3. While he should show strength, Obama needs to stay away from a haughty or dismissive tone. You may remember this famous blunder in the presidential debate between Al Gore and George Bush, in which Al Gore demonstrates the danger of coming off like a jerk:
Arrogance does not play well.
4. Obama should let us see his likeable qualities (warmth, humor). Letting your personality shine through can make a difference in a debate. Here’s an example of Clinton showing the power of being engaging:
5. He must make a convincing case to the voters that the economy is recovering.
6. He must blunt the charges that his promises have exceeded his performance.
7. He must relax.
1. Romney needs to project warmth to get away from the impression that he is stiff.
2. He needs to sound spontaneous. If you sound like you’ve memorized your answers, they won’t be as convincing. Here’s a memorable debate moment in which Governor Dukakis offers a memorized answer that doesn’t even address the question:
3. Even though Romney should sound spontaneous, he needn’t actually be spontaneous. He has gotten into trouble with quips that fall short (for example, challenging Rick Perry to a $10,000 bet during a primary debate). It’s perfectly fine — smart, even — to plan your zingers in advance. To see how it’s done, watch this famous moment when Ronald Reagan has even his opponent laughing:
4. Romney’s going to need to provide details about his proposals, such as his tax plan.
5. He will need to deal more satisfactorily with the “47 Percent” problem, and convince viewers that he cares about them.
6. He can anticipate some questions about his shifts on various positions (the “etch-a-sketch” problem we have blogged about previously).
7. He needs to be careful not to laugh uncomfortably when he feels uncomfortable. Any person in such a high-pressure situation would naturally feel strain, but the trick is to mask it. Romney’s laugh sometimes operates as a poker tell, letting you know when he feels stressed.
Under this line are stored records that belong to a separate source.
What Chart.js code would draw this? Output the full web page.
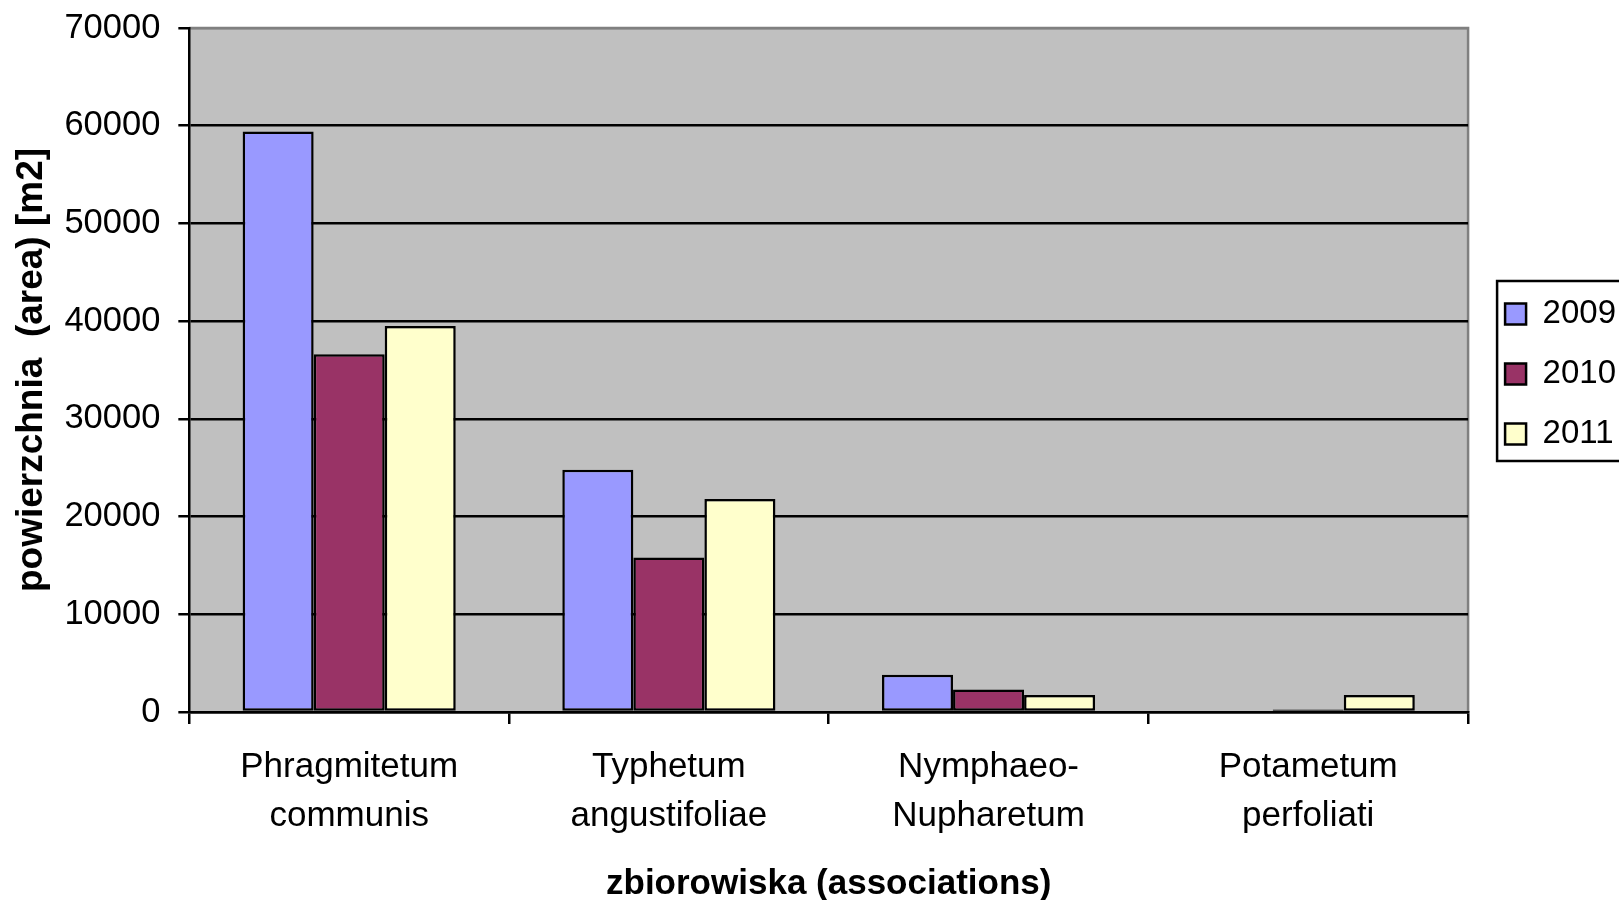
<!DOCTYPE html>
<html>
<head>
<meta charset="utf-8">
<script src="https://cdn.jsdelivr.net/npm/chart.js@4/dist/chart.umd.min.js"></script>
<style>
  html, body { margin: 0; padding: 0; background: #ffffff; overflow: hidden; }
  #wrap { width: 1619px; height: 900px; }
</style>
</head>
<body>
<div id="wrap"><canvas id="chart" width="1619" height="900"></canvas></div>
<script>
// Plant associations (two-line category labels)
const categories = [
  ['Phragmitetum', 'communis'],
  ['Typhetum', 'angustifoliae'],
  ['Nymphaeo-', 'Nupharetum'],
  ['Potametum', 'perfoliati']
];
// Area per year [m2]
const years = ['2009', '2010', '2011'];
const area2009 = [59400, 24800, 3800, 0];
const area2010 = [36600, 15800, 2300, 250];
const area2011 = [39500, 21800, 1750, 1750];
const yTicks = [0, 10000, 20000, 30000, 40000, 50000, 60000, 70000];

const FONT = "'Liberation Sans', Arial, sans-serif";
const colors = ['#9999FF', '#993366', '#FFFFCC'];
const series = [area2009, area2010, area2011];
const LINE = 2.5;

// Gray plot background with a gray frame on top and right
const plotBackground = {
  id: 'plotBackground',
  beforeDraw(chart) {
    const {ctx, chartArea: a} = chart;
    ctx.save();
    ctx.fillStyle = '#C0C0C0';
    ctx.fillRect(a.left, a.top, a.right - a.left, a.bottom - a.top);
    ctx.strokeStyle = '#808080';
    ctx.lineWidth = LINE;
    ctx.beginPath();
    ctx.moveTo(a.left, a.top);
    ctx.lineTo(a.right, a.top);
    ctx.lineTo(a.right, a.bottom);
    ctx.stroke();
    ctx.restore();
  }
};

// Legend sits a little right of the plot and gets a black frame
const LEG_PAD = 27, LEG_FONT = 33, LEG_BOX = 21;
const legendFrame = {
  id: 'legendFrame',
  afterLayout(chart) {
    const lg = chart.legend;
    lg.left += 10;
    lg.right += 10;
    lg.top += 4;
    lg.bottom += 4;
  },
  afterDraw(chart) {
    const lg = chart.legend;
    const itemH = Math.max(LEG_FONT, LEG_BOX);
    const step = itemH + LEG_PAD;
    const colH = years.length * step;
    const y0 = (lg.top + LEG_PAD + lg.bottom - colH) / 2;
    const c0 = y0 + itemH / 2;
    const top = c0 - 33;
    const bottom = c0 + (years.length - 1) * step + 27;
    const left = lg.left + LEG_PAD - 8;
    const ctx = chart.ctx;
    ctx.save();
    ctx.strokeStyle = '#000000';
    ctx.lineWidth = LINE;
    ctx.strokeRect(left, top, 200, bottom - top);
    ctx.restore();
  }
};

new Chart(document.getElementById('chart'), {
  type: 'bar',
  data: {
    labels: categories,
    datasets: years.map((y, i) => ({
      label: y,
      data: series[i],
      backgroundColor: colors[i],
      borderColor: '#000000',
      borderWidth: LINE,
      borderSkipped: false,
      categoryPercentage: 3 / 4.5,
      barPercentage: 1.0
    }))
  },
  options: {
    responsive: false,
    devicePixelRatio: 1,
    animation: false,
    layout: { padding: { left: 0, top: 0, right: 3, bottom: 0 } },
    plugins: {
      legend: {
        position: 'right',
        fullSize: false,
        labels: {
          color: '#000000',
          font: { family: FONT, size: LEG_FONT },
          boxWidth: LEG_BOX,
          boxHeight: LEG_BOX,
          padding: LEG_PAD
        }
      },
      tooltip: { enabled: false }
    },
    scales: {
      x: {
        grid: {
          offset: true,
          drawOnChartArea: false,
          drawTicks: true,
          tickLength: 12,
          color: '#000000',
          lineWidth: LINE
        },
        border: { display: true, color: '#000000', width: LINE },
        ticks: {
          color: '#000000',
          font: { family: FONT, size: 35, lineHeight: 1.4 },
          padding: 19,
          maxRotation: 0,
          autoSkip: false
        },
        title: {
          display: true,
          text: 'zbiorowiska (associations)',
          color: '#000000',
          font: { family: FONT, size: 35, weight: 'bold' },
          padding: { top: 3, bottom: -5 }
        }
      },
      y: {
        min: 0,
        max: 70000,
        afterBuildTicks(scale) {
          scale.ticks = yTicks.map(v => ({ value: v }));
        },
        afterFit(scale) {
          // room above the plot for the top tick label only
          scale.paddingTop = 28;
        },
        grid: {
          color: ctx => (ctx.tick && ctx.tick.value === 70000) ? '#808080' : '#000000',
          tickColor: '#000000',
          lineWidth: LINE,
          tickLength: 11,
          drawTicks: true
        },
        border: { display: true, color: '#000000', width: LINE },
        ticks: {
          color: '#000000',
          font: { family: FONT, size: 34.5 },
          padding: 18,
          callback: v => String(v)
        },
        title: {
          display: true,
          text: 'powierzchnia  (area) [m2]',
          color: '#000000',
          font: { family: FONT, size: 37, weight: 'bold' },
          padding: { top: 10, bottom: -8 }
        }
      }
    }
  },
  plugins: [plotBackground, legendFrame]
});
</script>
</body>
</html>
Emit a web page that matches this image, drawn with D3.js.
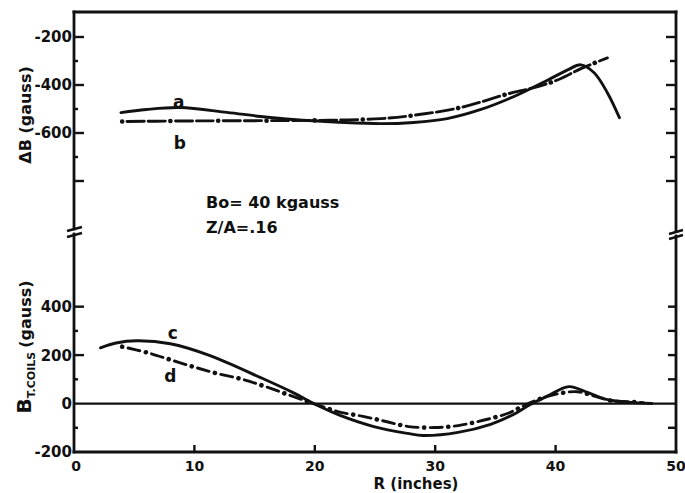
<!DOCTYPE html>
<html>
<head>
<meta charset="utf-8">
<script src="https://cdn.jsdelivr.net/npm/d3@7/dist/d3.min.js"></script>
<style>
  html, body { margin: 0; padding: 0; background: #fff; }
  svg { display: block; }
  text { font-family: "DejaVu Sans", sans-serif; font-weight: bold; fill: #111; }
</style>
</head>
<body>
<script>
// Radial position R (inches) and field values for the four curves
const R_a = [3.9, 6, 8.8, 12.7, 15.5, 18.2, 22, 25.5, 28.2, 31, 33.8, 36.5, 39.4, 41, 42.1, 43.2, 44.3, 45.3];
const dB_a = [-515, -502, -494, -514, -531, -544, -555, -561, -556, -540, -502, -449, -378, -337, -316, -349, -432, -536];

const R_b = [4, 8.8, 13, 18.2, 22, 25.5, 28.1, 32.1, 36.1, 38.2, 40.2, 42.1, 44.3];
const dB_b = [-552, -550, -549, -548, -546, -540, -527, -494, -436, -411, -378, -332, -287];

const R_c = [2.2, 3.5, 5.2, 8, 11.3, 15.5, 18.2, 19.9, 22.1, 24.9, 27.7, 29, 31.9, 34.6, 36.5, 37.9, 39.4, 41.1, 42.7, 44.3, 46, 48];
const Bt_c = [230, 250, 259, 247, 198, 107, 45, 0, -49, -95, -123, -132, -119, -86, -45, -4, 33, 70, 45, 16, 6, 0];

const R_d = [4, 6.1, 8, 9.9, 11.9, 14, 15.9, 18, 19.9, 21.9, 24, 25.9, 27.8, 29.9, 31.9, 33.9, 36, 37.9, 39.9, 41.8, 43.3, 44.6, 46, 47.3];
const Bt_d = [235, 210, 181, 152, 124, 100, 70, 33, 0, -33, -53, -74, -95, -99, -91, -70, -41, 4, 37, 49, 30, 12, 8, 4];

const xTicks = [0, 10, 20, 30, 40, 50];
const upperLabelTicks = [-200, -400, -600];
const upperMajorTicks = [-200, -400, -600, -800];
const upperMinorTicks = [-300, -500, -700];
const upperRightTicks = [-200, -300, -400, -500, -600, -700, -800];
const lowerLabelTicks = [400, 200, 0, -200];
const lowerMajorTicks = [400, 200];
const lowerMinorTicks = [300, 100, -100];
const lowerRightTicks = [400, 300, 200, 100, -100];

const W = 685, H = 493;
const plotL = 74, plotR = 676, plotT = 12, plotB = 452;

const svg = d3.select("body").append("svg").attr("width", W).attr("height", H);
svg.append("rect").attr("width", W).attr("height", H).attr("fill", "#fff");

const x = d3.scaleLinear().domain([0, 50]).range([plotL, plotR]);
const yU = d3.scaleLinear().domain([-1000, -100]).range([229, plotT + 1]);
const yL = d3.scaleLinear().domain([-200, 700]).range([plotB, 234]);

const ink = "#111";
const g = svg.append("g");

// frame
const frame = g.append("g").attr("stroke", ink).attr("stroke-width", 2.8).attr("fill", "none").attr("stroke-linecap", "square");
frame.append("line").attr("x1", plotL).attr("x2", plotR).attr("y1", plotT).attr("y2", plotT);
frame.append("line").attr("x1", plotL).attr("x2", plotR).attr("y1", plotB).attr("y2", plotB);
frame.append("line").attr("x1", plotL).attr("x2", plotL).attr("y1", plotT).attr("y2", 229);
frame.append("line").attr("x1", plotL).attr("x2", plotL).attr("y1", 234).attr("y2", plotB);
frame.append("line").attr("x1", plotR).attr("x2", plotR).attr("y1", plotT).attr("y2", 231);
frame.append("line").attr("x1", plotR).attr("x2", plotR).attr("y1", 236).attr("y2", plotB);

// axis break marks
const brk = g.append("g").attr("stroke", ink).attr("stroke-width", 2.4);
[[plotL, 229], [plotL, 235]].forEach(([cx, cy]) =>
  brk.append("line").attr("x1", cx - 7).attr("y1", cy + 2).attr("x2", cx + 8).attr("y2", cy - 2));
[[plotR, 232], [plotR, 237]].forEach(([cx, cy]) =>
  brk.append("line").attr("x1", cx - 7).attr("y1", cy + 2).attr("x2", cx + 7).attr("y2", cy - 2));

// zero line of the lower panel
g.append("line").attr("x1", plotL).attr("x2", plotR)
  .attr("y1", yL(0)).attr("y2", yL(0)).attr("stroke", ink).attr("stroke-width", 2.2);

// ticks
const tk = g.append("g").attr("stroke", ink).attr("stroke-width", 2.4);
upperMajorTicks.forEach(v => tk.append("line").attr("x1", plotL).attr("x2", plotL + 10).attr("y1", yU(v)).attr("y2", yU(v)));
upperMinorTicks.forEach(v => tk.append("line").attr("x1", plotL).attr("x2", plotL + 4).attr("y1", yU(v)).attr("y2", yU(v)));
upperRightTicks.forEach(v => tk.append("line").attr("x1", plotR).attr("x2", plotR - (v % 200 === 0 ? 10 : 6)).attr("y1", yU(v)).attr("y2", yU(v)));
lowerMajorTicks.forEach(v => tk.append("line").attr("x1", plotL).attr("x2", plotL + 10).attr("y1", yL(v)).attr("y2", yL(v)));
lowerMinorTicks.forEach(v => tk.append("line").attr("x1", plotL).attr("x2", plotL + 4).attr("y1", yL(v)).attr("y2", yL(v)));
lowerRightTicks.forEach(v => tk.append("line").attr("x1", plotR).attr("x2", plotR - 8).attr("y1", yL(v)).attr("y2", yL(v)));
xTicks.slice(1, -1).forEach(v => tk.append("line").attr("x1", x(v)).attr("x2", x(v)).attr("y1", plotB).attr("y2", plotB - 7));

// tick labels
const lab = g.append("g").attr("font-size", 15);
upperLabelTicks.forEach(v => lab.append("text").attr("x", plotL - 2).attr("y", yU(v)).attr("dy", "0.36em")
  .attr("text-anchor", "end").text(v));
lowerLabelTicks.forEach(v => lab.append("text").attr("x", plotL - 2).attr("y", yL(v)).attr("dy", "0.36em")
  .attr("text-anchor", "end").text(v));
xTicks.forEach(v => lab.append("text").attr("x", x(v) + (v === 0 ? 2 : 0)).attr("y", 471)
  .attr("font-size", 14).attr("text-anchor", "middle").text(v));

// axis titles
svg.append("text").attr("font-size", 16).attr("text-anchor", "middle")
  .attr("transform", "translate(31,115) rotate(-90)").text("ΔB (gauss)");
const t2 = svg.append("text").attr("font-size", 16).attr("text-anchor", "middle")
  .attr("transform", "translate(31,347) rotate(-90)");
t2.append("tspan").attr("font-size", 20).text("B");
t2.append("tspan").attr("font-size", 11).attr("dy", 4).text("T.COILS");
t2.append("tspan").attr("dy", -4).attr("dx", 4).text("(gauss)");
svg.append("text").attr("font-size", 15).attr("text-anchor", "middle")
  .attr("x", 416).attr("y", 489).text("R (inches)");

// curves
const line = (xs, ys, yScale) => d3.line().curve(d3.curveCatmullRom.alpha(0.5))
  .x((d, i) => x(xs[i])).y((d, i) => yScale(ys[i]))(xs);

const curves = g.append("g").attr("fill", "none").attr("stroke", ink).attr("stroke-linecap", "round");
curves.append("path").attr("d", line(R_a, dB_a, yU)).attr("stroke-width", 2.9);
curves.append("path").attr("d", line(R_c, Bt_c, yL)).attr("stroke-width", 2.9);

// dash-dot curves: dashes plus heavier dots laid on the same path
const dashDot = (d, pattern, period) => {
  curves.append("path").attr("d", d).attr("stroke-width", 2.9).attr("stroke-dasharray", pattern);
  curves.append("path").attr("d", d).attr("stroke-width", 4.6).attr("stroke-dasharray", `0.1 ${period - 0.1}`);
};
dashDot(line(R_b, dB_b, yU), "0.1 5 17 4 17 5", 48.1);
dashDot(line(R_d, Bt_d, yL), "0.1 6 12 6", 24.1);

// curve letters
const letters = [["a", 8.7, -470, yU], ["b", 8.8, -640, yU], ["c", 8.2, 290, yL], ["d", 8.0, 115, yL]];
const lg = g.append("g").attr("font-size", 17).attr("text-anchor", "middle");
letters.forEach(([t, r, v, s]) => lg.append("text").attr("x", x(r)).attr("y", s(v)).attr("dy", "0.35em").text(t));

// parameters
const notes = g.append("g").attr("font-size", 16);
notes.append("text").attr("x", 206).attr("y", 208).text("Bo= 40 kgauss");
notes.append("text").attr("x", 206).attr("y", 233).text("Z/A=.16");
</script>
</body>
</html>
And both candidates would be wise to reach for positive themes rather than negative attack lines. The National Institute for Civil Discourse recently released a study showing that a majority of voters lack confidence in the ability of the government to solve the country’s problems. The most cited reason for the ineffectiveness of government — at 90 percent — was politicians’ unwillingness to work constructively across party lines; at a close second (83 percent) came “lack of respectful dialogue.” When asked about the upcoming presidential debates, 78 percent of the undecided voters participating in the survey said that they are seeking a candidate who commits to working with, rather than finding fault with, the other party. Voters grow weary of attack ads. During the debates, they want constructive dialogue.